Sheikh Khalid Bin Mohamed Bin Zayed Al Nahyan, Member of the Abu Dhabi Executive Council and Chairman of the Abu Dhabi Executive Office, has inaugurated a new tourist attraction in Al Ain, which features archaeological and historical remains as well as outdoor adventure activities.
Jebel Hafit Desert Park, located about 20km south of Al Ain on the eastern flank of Jebel Hafit mountain, was launched by the Department of Culture and Tourism – Abu Dhabi (DCT Abu Dhabi).
Sheikh Khalid toured the park to see for himself the facilities available there.
The Park is part of the first site in the UAE to be designated as a UNESCO World Heritage Site and contains numerous unique archaeological discoveries, some dating back to 8,000 years. The new attraction will also feature a range of outdoor activities, including bike riding, guided hiking tours, several camping options – from luxury ‘glamping’ to individual tent camping – and also guided tours in powered carts. Visitors can also explore the scenery in the Park at their own leisure using the self-guided trails and signs.
Sheikh Khalid Bin Mohamed is being briefed about the park.

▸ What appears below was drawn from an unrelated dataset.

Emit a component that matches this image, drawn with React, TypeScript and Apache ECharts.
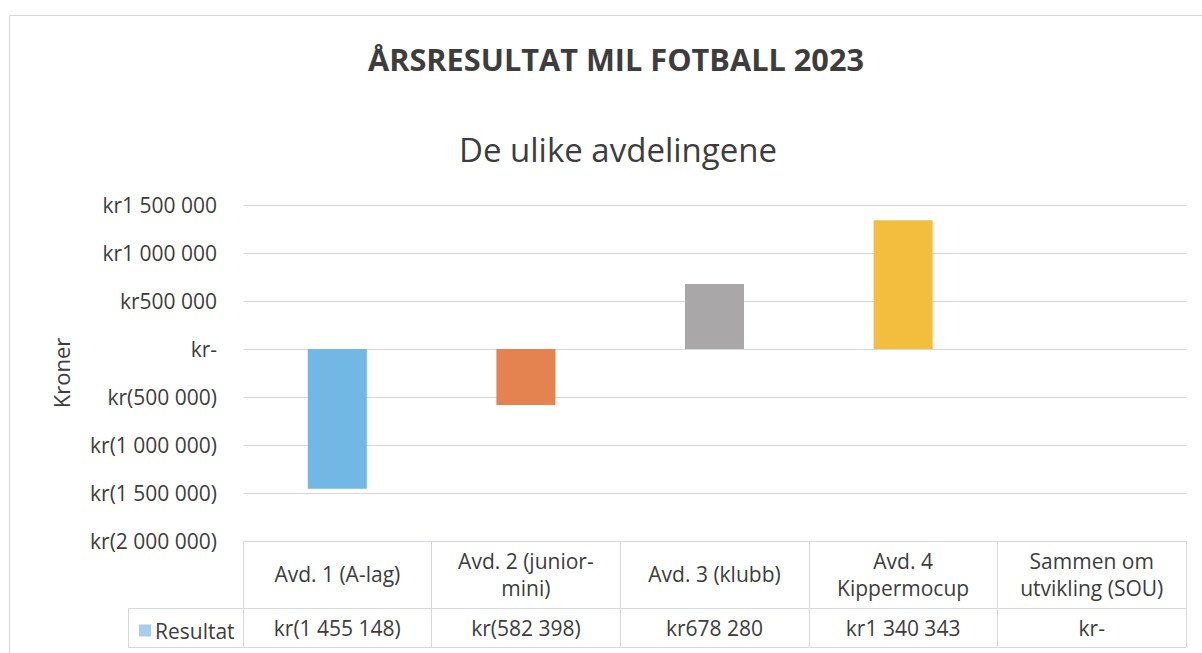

“It is part of DCT Abu Dhabi’s mandate to preserve our cultural heritage, while also offering innovative, immersive and entertaining experiences for residents and visitors alike, and Jebel Hafit Desert Park does just that,” said Mohamed Khalifa Al Mubarak. “The Park will appeal to anyone with an interest in the archaeology and history of the region, as well as those who enjoy adventurous outdoor activities. So, we look forward to welcoming those from within the Abu Dhabi community and visitors from further afield to this incredible new attraction.”
A convoy of cars arrives at the site for the opening ceremony.
The Park’s archaeological sites reflect many of the major transformations that have taken place through the country during the past 8,000 years. Evidence suggests that this region saw the development of successive prehistoric cultures, from the Neolithic to the Iron Age, which saw its inhabitants’ transition from nomadic societies to the sedentary occupation of the oasis we see today. Among the Park’s key attractions are a series of restored and unrestored Bronze Age Tombs.
An aerial view of the installations at the park.
In 1959, the UAE’s Founding Father, the late Sheikh Zayed Bin Sultan Al Nahyan, then the Ruler’s Representative in Al Ain, invited a group of Danish archaeologists to excavate these important shaped tombs. Sheikh Zayed believed that the ancient mounds at the site contained important evidence about the country’s deep history. The Danish archaeologists began work in 1961 and determined that the tombs dated back to 5,000 years ago.
The village of Mezyad, to the south of Jebel Hafit Desert Park, became an important settlement and a number of historic buildings were built to defend key approaches to Al Ain. This includes the fort at Mezyad, believed to have been built in the 1890s. The fort will be re-opened to the public during the upcoming next phase of the project.